Working times are legally defined as is the minimum wage. Negotiation is the exclusive prerogative of the unions, and as soon as one of them represents more than 30 per cent of the personnel at the election of the works council, it can sign an agreement that applies to all as long as a union (or unions) that represents more than 50 per cent does not contest its legitimacy before a judge.
The Hollande-Valls-Macron project consists in inverting the hierarchy of norms and proposing that the company contract has primacy over all others. This would put in place rules proper to each enterprise, which instead of protecting wage earners would allow the employer to pit them in competition with their neighbours. Their target is labour law, the protective instrument of the weak against the strong.
Working time could now reach up to 60 hours a week. The obligatory 11 hours of rest between two work shifts, now imposed by an EU directive, could be fragmented, as could the calculation of stand-by time (on-call duty), counted as rest and no longer as working time. 35 hours are no longer the legal duration of work but the ‘normal’ duration! Working time can be regulated on a three-year instead of an annual basis, in order not to have to pay overtime. Moreover, the latter will be augmented, no longer according to a national scale but according to the company contract with the risk of employment blackmail with the aim of paying the least overtime possible. Wages would be negotiated every three years rather than annually. Paid leave for family reasons (death, marriage, birth) would no longer be based on law but on the company-level agreement.
And the icing on the cake – to be able to continue to fire shamelessly but without risk of being condemned for wrongful action – the government is yielding to the century-old demand of employers: muzzle the Industrial Tribunal by legally fixing the scale of compensation to only take account of seniority in the company, removing from the judges’ purview the determination of the complete compensation for the damage suffered. This is unconstitutional because liability has to be proportional to the violation and the reparation is calculated according to the damage suffered, but the government does not care about this.

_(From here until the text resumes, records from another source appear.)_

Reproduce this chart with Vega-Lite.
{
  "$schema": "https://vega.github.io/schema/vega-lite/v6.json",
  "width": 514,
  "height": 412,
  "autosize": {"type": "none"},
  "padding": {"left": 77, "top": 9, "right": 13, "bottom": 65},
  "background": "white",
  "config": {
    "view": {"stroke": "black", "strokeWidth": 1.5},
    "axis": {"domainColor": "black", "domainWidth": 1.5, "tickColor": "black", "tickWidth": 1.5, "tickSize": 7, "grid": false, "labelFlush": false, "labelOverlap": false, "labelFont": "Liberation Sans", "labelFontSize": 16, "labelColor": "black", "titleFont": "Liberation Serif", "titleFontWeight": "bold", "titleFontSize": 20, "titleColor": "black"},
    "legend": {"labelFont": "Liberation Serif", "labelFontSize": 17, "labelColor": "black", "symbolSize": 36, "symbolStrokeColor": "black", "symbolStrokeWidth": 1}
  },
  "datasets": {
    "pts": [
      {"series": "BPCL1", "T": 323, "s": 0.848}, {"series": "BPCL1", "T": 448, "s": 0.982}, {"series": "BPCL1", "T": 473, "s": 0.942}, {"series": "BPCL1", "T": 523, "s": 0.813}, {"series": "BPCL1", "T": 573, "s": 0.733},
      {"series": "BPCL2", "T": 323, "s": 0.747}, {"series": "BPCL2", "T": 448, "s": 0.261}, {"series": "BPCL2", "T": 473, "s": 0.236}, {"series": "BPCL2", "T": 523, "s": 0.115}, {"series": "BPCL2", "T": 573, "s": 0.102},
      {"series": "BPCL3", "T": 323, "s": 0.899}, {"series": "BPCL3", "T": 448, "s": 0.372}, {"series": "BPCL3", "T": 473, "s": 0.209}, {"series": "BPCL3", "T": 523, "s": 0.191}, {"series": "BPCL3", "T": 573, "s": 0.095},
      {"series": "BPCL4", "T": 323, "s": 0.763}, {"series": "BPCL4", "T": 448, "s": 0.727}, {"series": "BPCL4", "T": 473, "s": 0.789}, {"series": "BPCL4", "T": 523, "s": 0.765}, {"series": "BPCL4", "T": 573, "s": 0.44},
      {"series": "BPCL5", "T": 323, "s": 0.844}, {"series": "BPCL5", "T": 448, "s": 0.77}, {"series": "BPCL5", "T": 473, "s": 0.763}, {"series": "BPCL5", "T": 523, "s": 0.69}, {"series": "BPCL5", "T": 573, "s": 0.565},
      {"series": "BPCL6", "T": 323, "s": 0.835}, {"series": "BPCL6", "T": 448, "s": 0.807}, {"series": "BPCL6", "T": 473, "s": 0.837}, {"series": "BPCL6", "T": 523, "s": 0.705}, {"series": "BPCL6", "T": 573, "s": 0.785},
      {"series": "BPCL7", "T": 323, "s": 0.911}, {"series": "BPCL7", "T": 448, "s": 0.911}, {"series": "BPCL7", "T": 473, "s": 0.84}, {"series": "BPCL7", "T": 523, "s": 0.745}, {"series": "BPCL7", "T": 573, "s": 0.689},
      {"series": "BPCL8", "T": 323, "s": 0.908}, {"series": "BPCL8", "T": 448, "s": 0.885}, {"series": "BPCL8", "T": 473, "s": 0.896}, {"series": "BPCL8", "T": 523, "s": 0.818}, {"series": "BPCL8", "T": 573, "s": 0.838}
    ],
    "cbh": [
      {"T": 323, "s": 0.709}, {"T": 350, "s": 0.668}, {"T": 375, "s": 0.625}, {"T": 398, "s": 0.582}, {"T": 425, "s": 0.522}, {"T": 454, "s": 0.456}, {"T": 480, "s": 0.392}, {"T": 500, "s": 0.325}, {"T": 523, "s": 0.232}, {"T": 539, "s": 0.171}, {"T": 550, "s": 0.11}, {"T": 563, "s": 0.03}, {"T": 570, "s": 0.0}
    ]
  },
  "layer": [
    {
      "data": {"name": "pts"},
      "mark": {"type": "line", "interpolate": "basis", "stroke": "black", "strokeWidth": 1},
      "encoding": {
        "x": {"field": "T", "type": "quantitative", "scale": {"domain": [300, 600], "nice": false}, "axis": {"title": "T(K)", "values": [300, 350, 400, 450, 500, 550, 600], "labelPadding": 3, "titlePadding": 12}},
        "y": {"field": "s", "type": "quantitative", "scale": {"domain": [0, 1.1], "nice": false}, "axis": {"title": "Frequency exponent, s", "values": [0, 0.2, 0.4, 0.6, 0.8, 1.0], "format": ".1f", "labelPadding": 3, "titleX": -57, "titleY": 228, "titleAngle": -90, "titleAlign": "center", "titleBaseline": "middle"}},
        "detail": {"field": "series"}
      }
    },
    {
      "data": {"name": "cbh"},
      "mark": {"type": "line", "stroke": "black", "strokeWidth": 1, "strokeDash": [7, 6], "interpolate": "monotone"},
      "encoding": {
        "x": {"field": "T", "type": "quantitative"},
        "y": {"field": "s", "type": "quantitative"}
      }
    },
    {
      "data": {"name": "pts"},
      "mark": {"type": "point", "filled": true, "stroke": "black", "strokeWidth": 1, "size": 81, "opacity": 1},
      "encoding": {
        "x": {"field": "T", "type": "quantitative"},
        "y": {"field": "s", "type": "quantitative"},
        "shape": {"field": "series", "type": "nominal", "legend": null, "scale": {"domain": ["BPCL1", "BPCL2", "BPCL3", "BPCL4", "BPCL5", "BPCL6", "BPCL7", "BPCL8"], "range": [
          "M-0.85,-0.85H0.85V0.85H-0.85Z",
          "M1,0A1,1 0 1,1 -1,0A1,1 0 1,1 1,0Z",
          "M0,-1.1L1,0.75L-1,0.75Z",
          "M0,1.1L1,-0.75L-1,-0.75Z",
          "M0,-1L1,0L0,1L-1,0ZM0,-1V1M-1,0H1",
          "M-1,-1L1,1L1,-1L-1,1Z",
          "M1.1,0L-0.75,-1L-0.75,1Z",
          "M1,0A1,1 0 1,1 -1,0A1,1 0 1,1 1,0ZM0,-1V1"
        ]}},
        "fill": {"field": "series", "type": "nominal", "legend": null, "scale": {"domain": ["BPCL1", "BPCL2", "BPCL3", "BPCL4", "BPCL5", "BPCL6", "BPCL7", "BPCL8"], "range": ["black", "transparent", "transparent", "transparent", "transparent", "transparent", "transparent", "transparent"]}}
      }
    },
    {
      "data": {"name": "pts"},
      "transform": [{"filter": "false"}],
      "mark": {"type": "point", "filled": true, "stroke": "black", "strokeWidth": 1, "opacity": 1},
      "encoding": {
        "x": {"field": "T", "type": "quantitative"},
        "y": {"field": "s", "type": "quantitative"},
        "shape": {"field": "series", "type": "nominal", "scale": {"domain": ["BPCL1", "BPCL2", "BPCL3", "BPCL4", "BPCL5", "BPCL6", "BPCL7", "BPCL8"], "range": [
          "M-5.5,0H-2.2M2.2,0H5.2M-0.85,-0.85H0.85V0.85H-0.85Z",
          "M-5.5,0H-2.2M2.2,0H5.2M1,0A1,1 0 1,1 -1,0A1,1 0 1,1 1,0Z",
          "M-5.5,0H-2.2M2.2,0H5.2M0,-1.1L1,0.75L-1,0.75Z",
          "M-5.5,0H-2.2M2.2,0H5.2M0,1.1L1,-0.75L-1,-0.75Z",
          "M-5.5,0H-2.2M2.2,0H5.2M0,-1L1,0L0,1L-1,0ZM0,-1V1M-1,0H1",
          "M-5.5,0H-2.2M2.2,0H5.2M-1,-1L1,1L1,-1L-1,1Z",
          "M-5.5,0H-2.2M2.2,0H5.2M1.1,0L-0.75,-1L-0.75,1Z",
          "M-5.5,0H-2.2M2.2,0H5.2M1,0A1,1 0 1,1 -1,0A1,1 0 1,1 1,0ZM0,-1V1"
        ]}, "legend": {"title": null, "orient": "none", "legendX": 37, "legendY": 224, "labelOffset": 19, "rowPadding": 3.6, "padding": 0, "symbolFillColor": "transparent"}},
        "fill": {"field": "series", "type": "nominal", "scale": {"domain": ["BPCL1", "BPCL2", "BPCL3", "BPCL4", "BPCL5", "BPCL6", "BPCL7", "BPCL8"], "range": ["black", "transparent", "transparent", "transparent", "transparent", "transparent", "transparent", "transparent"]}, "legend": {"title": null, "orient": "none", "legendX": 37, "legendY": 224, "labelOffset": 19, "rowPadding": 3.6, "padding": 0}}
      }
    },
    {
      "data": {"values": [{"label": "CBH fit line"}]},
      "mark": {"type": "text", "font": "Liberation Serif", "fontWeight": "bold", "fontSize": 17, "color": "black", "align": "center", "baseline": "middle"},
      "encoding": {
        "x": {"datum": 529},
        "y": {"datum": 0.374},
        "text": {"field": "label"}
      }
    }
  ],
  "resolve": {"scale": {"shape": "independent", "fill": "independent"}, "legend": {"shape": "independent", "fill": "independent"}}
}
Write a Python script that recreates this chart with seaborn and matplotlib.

Extraordinary Mobilisation

In the face of what is truly the most violent attack that the world of labour has had to deal with, all union organisations have expressed their disagreement. Even if they have diverse interpretations this draft law they have all called it unacceptable as is. Some of them (principally the CFDT) think that the bill is amendable by setting requirements like removing the compensation scale when there is recourse to the Industrial Tribunal, or removing the total liberalisation of grounds for dismissal; while others (CGT, FO, FSU, Union Syndicale Solidaire, as well as all union youth organisations) want the bill retracted.
What is new in this period of ideological confrontation is the involvement of youth in contesting the bill. Young people very quickly understood that weakening the rights of labour would condemn them to lifelong precarity, wresting from them the tools of collective bargaining, delivering them into the hands of the owners, leaving them without rights to make themselves heard and respected.
They have shaken up the wages earners’ union organisations, which are more conservative in terms of the range of activism they are willing to consider. They contributed to a 2.0 mobilisation never before used in France, which gathered more than 1.2 million signatures around the hashtag #onvautmieuxqueca. This made it possible to go from a 2.0 mobilisation to a street demonstration on 9 March, which made the government step back and delay the debate on the bill by 15 days to allow time for assembling those concerned. But it appears that this government’s objective is not to hear criticism but to buy time and divide the trade union movement and the unions from the youth.
Moreover, everyone drew the lesson from the failure of the 2010 mobilisations against pension reform under Sarkozy: the inability to generate public acceptance of alternative proposals to those put forward by the government, for which we nevertheless were able to put 3 million people onto the streets. Battling against something is no longer enough; victory also depends on new, offensive, progressive solutions that the world of work is able to insert into the public debate. We need to shift from a defensive posture to an offensive one.

‘The Labour Code That We Need’

In this spirit, several initiatives quickly appeared after the government’s first announcements. The Fondation Copernic, a group of jurists specialised in labour law, as well as trade union organisations themselves, established working groups and produced chapter after chapter of ‘The Labour Code That We Need’.
The aim is to respond to the profound transformations underway, globalization in its current form, the fragmentation of the production chain, the extensive quantification and automatisation of tasks, ecological transition, and the productive transformation that accompanies it. The broad lines underpinning the writing of this alternative labour code are:

  • The evolution of the labour code we want has to advance the rights of wage earners.
  • Labour law has to take into consideration the issues tied to the transformation of professional activity and the new information and communications technologies.
  • The need for a high level of rights and guarantees for the ensemble of workers subject to a subordinate legal relationship or economic dependence (for example, the self-employed).
  • The rights of wage earners must no longer depend on their work contract but must reside in their persons and be progressive, cumulative, transferable, and be enforceable against any employer.
  • The hierarchy of norms has to be re-established and the favourability principle has to be constitutionalised.
  • Collective bargaining has to be re-established that supports social progress, at the branch level and cross-sectorally in the individual firm.
  • Collective bargaining must serve to improve the foundation of collective rights guaranteed by the Labour Code.
  • Collective bargaining has to be fair and be based on the needs of wage earners.
  • In individual sectors, new negotiating rules must be defined: neutral site, equal resources, the discussion of trade union texts, etc.
  • At the company level, the reinforcement of trade union rights, the right to set aside time for the transmission of union information, the right to expertise for union organisations with costs borne by the employer, and the establishment of majority agreements.

Finally,

  • A legally established maximum work week lowered to 32 hours;
  • The consolidation of Employee Representative Bodies;
  • More means for defending the rights of wage earners.

An unprecedented campaign has been initiated to fight the employers and the government and to present to the public opinion, first of all in workplaces, the proposals for a modern and protective labour code that supports social progress and the eradication of unemployment and precarity.
The struggle is beginning. Will we see a social springtime in France? Things are looking up, but the future depends on what we make of it.